Each line of the material must be repeated precisely, with the pictures left out.

=== STORED DATA ===

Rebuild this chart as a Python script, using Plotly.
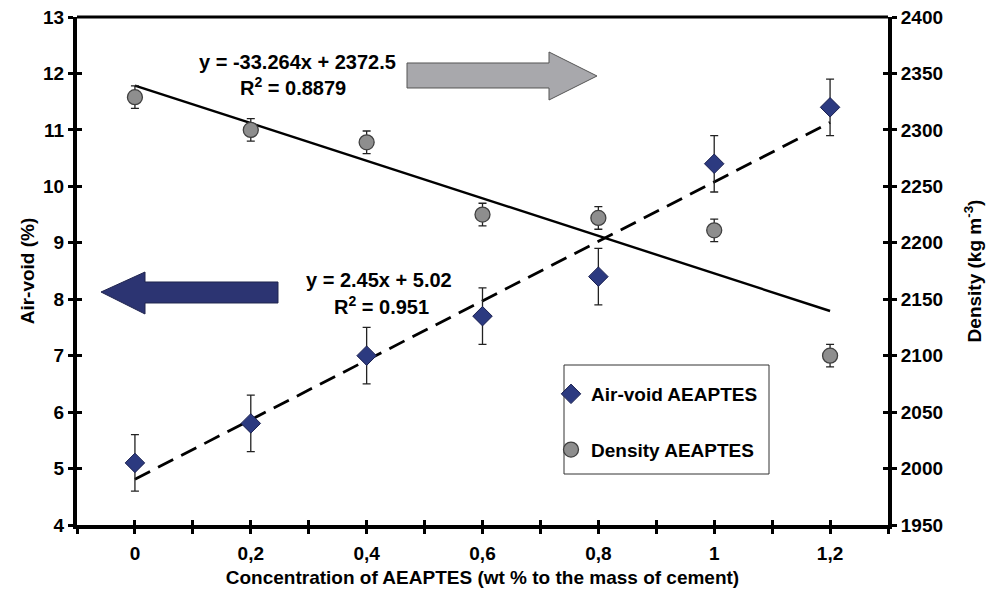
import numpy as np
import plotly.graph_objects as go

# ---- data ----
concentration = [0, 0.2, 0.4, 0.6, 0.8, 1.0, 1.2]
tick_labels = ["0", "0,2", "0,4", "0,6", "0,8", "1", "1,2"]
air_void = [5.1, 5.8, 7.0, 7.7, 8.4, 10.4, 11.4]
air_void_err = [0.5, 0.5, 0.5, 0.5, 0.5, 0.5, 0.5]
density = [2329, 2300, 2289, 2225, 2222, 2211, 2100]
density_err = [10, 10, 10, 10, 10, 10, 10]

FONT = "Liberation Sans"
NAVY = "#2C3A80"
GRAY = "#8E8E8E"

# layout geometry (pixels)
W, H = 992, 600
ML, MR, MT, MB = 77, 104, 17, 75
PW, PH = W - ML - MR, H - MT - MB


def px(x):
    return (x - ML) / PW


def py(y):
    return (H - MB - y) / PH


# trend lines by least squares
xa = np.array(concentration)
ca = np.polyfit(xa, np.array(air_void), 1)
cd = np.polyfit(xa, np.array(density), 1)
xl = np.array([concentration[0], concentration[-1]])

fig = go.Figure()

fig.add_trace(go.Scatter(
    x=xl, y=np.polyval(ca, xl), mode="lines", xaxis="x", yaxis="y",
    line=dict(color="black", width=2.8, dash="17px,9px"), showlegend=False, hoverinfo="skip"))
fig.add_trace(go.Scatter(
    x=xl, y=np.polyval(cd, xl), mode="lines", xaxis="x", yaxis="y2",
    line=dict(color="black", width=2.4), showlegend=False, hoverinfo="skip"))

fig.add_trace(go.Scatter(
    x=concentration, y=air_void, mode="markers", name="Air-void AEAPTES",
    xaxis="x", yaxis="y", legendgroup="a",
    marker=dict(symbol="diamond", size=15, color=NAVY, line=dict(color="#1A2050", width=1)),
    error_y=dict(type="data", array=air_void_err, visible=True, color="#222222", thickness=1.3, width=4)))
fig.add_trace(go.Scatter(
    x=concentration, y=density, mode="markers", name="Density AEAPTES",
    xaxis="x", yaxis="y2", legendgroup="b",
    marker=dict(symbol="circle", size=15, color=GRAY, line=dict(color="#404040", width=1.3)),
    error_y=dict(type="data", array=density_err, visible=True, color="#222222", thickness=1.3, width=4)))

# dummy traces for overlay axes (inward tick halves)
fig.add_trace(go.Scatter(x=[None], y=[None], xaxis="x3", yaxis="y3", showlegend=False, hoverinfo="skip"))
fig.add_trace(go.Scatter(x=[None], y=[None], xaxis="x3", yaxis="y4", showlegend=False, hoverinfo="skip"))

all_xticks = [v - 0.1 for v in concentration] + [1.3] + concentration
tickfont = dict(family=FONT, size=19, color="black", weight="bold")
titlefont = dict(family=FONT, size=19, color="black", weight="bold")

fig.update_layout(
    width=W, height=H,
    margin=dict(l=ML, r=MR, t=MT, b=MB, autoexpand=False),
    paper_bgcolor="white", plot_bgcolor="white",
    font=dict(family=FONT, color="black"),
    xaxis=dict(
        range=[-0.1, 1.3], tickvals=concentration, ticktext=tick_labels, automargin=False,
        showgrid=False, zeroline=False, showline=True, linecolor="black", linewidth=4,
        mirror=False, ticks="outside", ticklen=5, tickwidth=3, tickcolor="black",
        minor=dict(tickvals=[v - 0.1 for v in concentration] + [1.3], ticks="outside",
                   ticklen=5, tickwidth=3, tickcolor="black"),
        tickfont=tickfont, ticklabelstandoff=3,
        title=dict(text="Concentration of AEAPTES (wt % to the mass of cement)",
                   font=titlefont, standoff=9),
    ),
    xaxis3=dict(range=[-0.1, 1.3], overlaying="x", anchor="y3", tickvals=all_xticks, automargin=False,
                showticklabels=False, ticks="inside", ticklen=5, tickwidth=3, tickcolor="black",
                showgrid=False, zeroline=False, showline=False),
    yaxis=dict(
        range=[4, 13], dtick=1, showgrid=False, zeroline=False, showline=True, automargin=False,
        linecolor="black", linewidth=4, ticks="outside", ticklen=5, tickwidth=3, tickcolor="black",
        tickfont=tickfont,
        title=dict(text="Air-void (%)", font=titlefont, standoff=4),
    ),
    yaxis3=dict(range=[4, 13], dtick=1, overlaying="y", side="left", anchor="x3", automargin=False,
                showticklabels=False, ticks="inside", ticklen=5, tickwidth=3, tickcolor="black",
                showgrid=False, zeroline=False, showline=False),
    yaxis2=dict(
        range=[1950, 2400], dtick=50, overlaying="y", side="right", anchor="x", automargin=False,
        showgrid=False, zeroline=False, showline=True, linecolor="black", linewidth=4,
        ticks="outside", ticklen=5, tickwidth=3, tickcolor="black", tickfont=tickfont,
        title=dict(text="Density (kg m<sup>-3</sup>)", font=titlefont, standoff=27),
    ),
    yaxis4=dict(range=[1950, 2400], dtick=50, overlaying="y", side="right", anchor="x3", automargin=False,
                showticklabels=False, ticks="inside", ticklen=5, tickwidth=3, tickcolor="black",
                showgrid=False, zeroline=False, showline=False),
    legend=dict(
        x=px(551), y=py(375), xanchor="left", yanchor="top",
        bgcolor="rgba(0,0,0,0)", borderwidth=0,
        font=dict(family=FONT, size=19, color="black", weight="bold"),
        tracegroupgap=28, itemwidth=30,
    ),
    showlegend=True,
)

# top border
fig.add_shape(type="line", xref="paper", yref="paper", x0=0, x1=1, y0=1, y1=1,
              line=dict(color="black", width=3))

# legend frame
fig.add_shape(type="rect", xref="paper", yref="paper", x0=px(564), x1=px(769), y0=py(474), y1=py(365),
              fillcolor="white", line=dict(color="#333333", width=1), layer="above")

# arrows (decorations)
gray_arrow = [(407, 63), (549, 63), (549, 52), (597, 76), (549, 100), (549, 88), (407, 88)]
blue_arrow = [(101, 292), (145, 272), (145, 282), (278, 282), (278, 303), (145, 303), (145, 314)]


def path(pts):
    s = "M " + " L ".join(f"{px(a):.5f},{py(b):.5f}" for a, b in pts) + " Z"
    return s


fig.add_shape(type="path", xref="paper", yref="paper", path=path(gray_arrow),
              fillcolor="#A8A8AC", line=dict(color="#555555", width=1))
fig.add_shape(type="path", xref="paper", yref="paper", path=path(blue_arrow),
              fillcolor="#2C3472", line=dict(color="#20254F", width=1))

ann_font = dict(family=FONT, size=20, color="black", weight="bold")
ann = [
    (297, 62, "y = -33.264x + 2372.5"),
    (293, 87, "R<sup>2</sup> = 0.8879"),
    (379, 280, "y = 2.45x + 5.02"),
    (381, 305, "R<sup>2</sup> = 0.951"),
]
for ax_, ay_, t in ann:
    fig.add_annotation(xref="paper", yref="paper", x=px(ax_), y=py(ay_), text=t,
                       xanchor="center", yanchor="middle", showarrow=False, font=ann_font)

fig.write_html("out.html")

===

# SOLUTION TO THE PROBLEM:
Rebuild this chart as a Python script, using Plotly.
import numpy as np
import plotly.graph_objects as go

# ---- data ----
concentration = [0, 0.2, 0.4, 0.6, 0.8, 1.0, 1.2]
tick_labels = ["0", "0,2", "0,4", "0,6", "0,8", "1", "1,2"]
air_void = [5.1, 5.8, 7.0, 7.7, 8.4, 10.4, 11.4]
air_void_err = [0.5, 0.5, 0.5, 0.5, 0.5, 0.5, 0.5]
density = [2329, 2300, 2289, 2225, 2222, 2211, 2100]
density_err = [10, 10, 10, 10, 10, 10, 10]

FONT = "Liberation Sans"
NAVY = "#2C3A80"
GRAY = "#8E8E8E"

# layout geometry (pixels)
W, H = 992, 600
ML, MR, MT, MB = 77, 104, 17, 75
PW, PH = W - ML - MR, H - MT - MB


def px(x):
    return (x - ML) / PW


def py(y):
    return (H - MB - y) / PH


# trend lines by least squares
xa = np.array(concentration)
ca = np.polyfit(xa, np.array(air_void), 1)
cd = np.polyfit(xa, np.array(density), 1)
xl = np.array([concentration[0], concentration[-1]])

fig = go.Figure()

fig.add_trace(go.Scatter(
    x=xl, y=np.polyval(ca, xl), mode="lines", xaxis="x", yaxis="y",
    line=dict(color="black", width=2.8, dash="17px,9px"), showlegend=False, hoverinfo="skip"))
fig.add_trace(go.Scatter(
    x=xl, y=np.polyval(cd, xl), mode="lines", xaxis="x", yaxis="y2",
    line=dict(color="black", width=2.4), showlegend=False, hoverinfo="skip"))

fig.add_trace(go.Scatter(
    x=concentration, y=air_void, mode="markers", name="Air-void AEAPTES",
    xaxis="x", yaxis="y", legendgroup="a",
    marker=dict(symbol="diamond", size=15, color=NAVY, line=dict(color="#1A2050", width=1)),
    error_y=dict(type="data", array=air_void_err, visible=True, color="#222222", thickness=1.3, width=4)))
fig.add_trace(go.Scatter(
    x=concentration, y=density, mode="markers", name="Density AEAPTES",
    xaxis="x", yaxis="y2", legendgroup="b",
    marker=dict(symbol="circle", size=15, color=GRAY, line=dict(color="#404040", width=1.3)),
    error_y=dict(type="data", array=density_err, visible=True, color="#222222", thickness=1.3, width=4)))

# dummy traces for overlay axes (inward tick halves)
fig.add_trace(go.Scatter(x=[None], y=[None], xaxis="x3", yaxis="y3", showlegend=False, hoverinfo="skip"))
fig.add_trace(go.Scatter(x=[None], y=[None], xaxis="x3", yaxis="y4", showlegend=False, hoverinfo="skip"))

all_xticks = [v - 0.1 for v in concentration] + [1.3] + concentration
tickfont = dict(family=FONT, size=19, color="black", weight="bold")
titlefont = dict(family=FONT, size=19, color="black", weight="bold")

fig.update_layout(
    width=W, height=H,
    margin=dict(l=ML, r=MR, t=MT, b=MB, autoexpand=False),
    paper_bgcolor="white", plot_bgcolor="white",
    font=dict(family=FONT, color="black"),
    xaxis=dict(
        range=[-0.1, 1.3], tickvals=concentration, ticktext=tick_labels, automargin=False,
        showgrid=False, zeroline=False, showline=True, linecolor="black", linewidth=4,
        mirror=False, ticks="outside", ticklen=5, tickwidth=3, tickcolor="black",
        minor=dict(tickvals=[v - 0.1 for v in concentration] + [1.3], ticks="outside",
                   ticklen=5, tickwidth=3, tickcolor="black"),
        tickfont=tickfont, ticklabelstandoff=3,
        title=dict(text="Concentration of AEAPTES (wt % to the mass of cement)",
                   font=titlefont, standoff=9),
    ),
    xaxis3=dict(range=[-0.1, 1.3], overlaying="x", anchor="y3", tickvals=all_xticks, automargin=False,
                showticklabels=False, ticks="inside", ticklen=5, tickwidth=3, tickcolor="black",
                showgrid=False, zeroline=False, showline=False),
    yaxis=dict(
        range=[4, 13], dtick=1, showgrid=False, zeroline=False, showline=True, automargin=False,
        linecolor="black", linewidth=4, ticks="outside", ticklen=5, tickwidth=3, tickcolor="black",
        tickfont=tickfont,
        title=dict(text="Air-void (%)", font=titlefont, standoff=4),
    ),
    yaxis3=dict(range=[4, 13], dtick=1, overlaying="y", side="left", anchor="x3", automargin=False,
                showticklabels=False, ticks="inside", ticklen=5, tickwidth=3, tickcolor="black",
                showgrid=False, zeroline=False, showline=False),
    yaxis2=dict(
        range=[1950, 2400], dtick=50, overlaying="y", side="right", anchor="x", automargin=False,
        showgrid=False, zeroline=False, showline=True, linecolor="black", linewidth=4,
        ticks="outside", ticklen=5, tickwidth=3, tickcolor="black", tickfont=tickfont,
        title=dict(text="Density (kg m<sup>-3</sup>)", font=titlefont, standoff=27),
    ),
    yaxis4=dict(range=[1950, 2400], dtick=50, overlaying="y", side="right", anchor="x3", automargin=False,
                showticklabels=False, ticks="inside", ticklen=5, tickwidth=3, tickcolor="black",
                showgrid=False, zeroline=False, showline=False),
    legend=dict(
        x=px(551), y=py(375), xanchor="left", yanchor="top",
        bgcolor="rgba(0,0,0,0)", borderwidth=0,
        font=dict(family=FONT, size=19, color="black", weight="bold"),
        tracegroupgap=28, itemwidth=30,
    ),
    showlegend=True,
)

# top border
fig.add_shape(type="line", xref="paper", yref="paper", x0=0, x1=1, y0=1, y1=1,
              line=dict(color="black", width=3))

# legend frame
fig.add_shape(type="rect", xref="paper", yref="paper", x0=px(564), x1=px(769), y0=py(474), y1=py(365),
              fillcolor="white", line=dict(color="#333333", width=1), layer="above")

# arrows (decorations)
gray_arrow = [(407, 63), (549, 63), (549, 52), (597, 76), (549, 100), (549, 88), (407, 88)]
blue_arrow = [(101, 292), (145, 272), (145, 282), (278, 282), (278, 303), (145, 303), (145, 314)]


def path(pts):
    s = "M " + " L ".join(f"{px(a):.5f},{py(b):.5f}" for a, b in pts) + " Z"
    return s


fig.add_shape(type="path", xref="paper", yref="paper", path=path(gray_arrow),
              fillcolor="#A8A8AC", line=dict(color="#555555", width=1))
fig.add_shape(type="path", xref="paper", yref="paper", path=path(blue_arrow),
              fillcolor="#2C3472", line=dict(color="#20254F", width=1))

ann_font = dict(family=FONT, size=20, color="black", weight="bold")
ann = [
    (297, 62, "y = -33.264x + 2372.5"),
    (293, 87, "R<sup>2</sup> = 0.8879"),
    (379, 280, "y = 2.45x + 5.02"),
    (381, 305, "R<sup>2</sup> = 0.951"),
]
for ax_, ay_, t in ann:
    fig.add_annotation(xref="paper", yref="paper", x=px(ax_), y=py(ay_), text=t,
                       xanchor="center", yanchor="middle", showarrow=False, font=ann_font)

fig.write_html("out.html")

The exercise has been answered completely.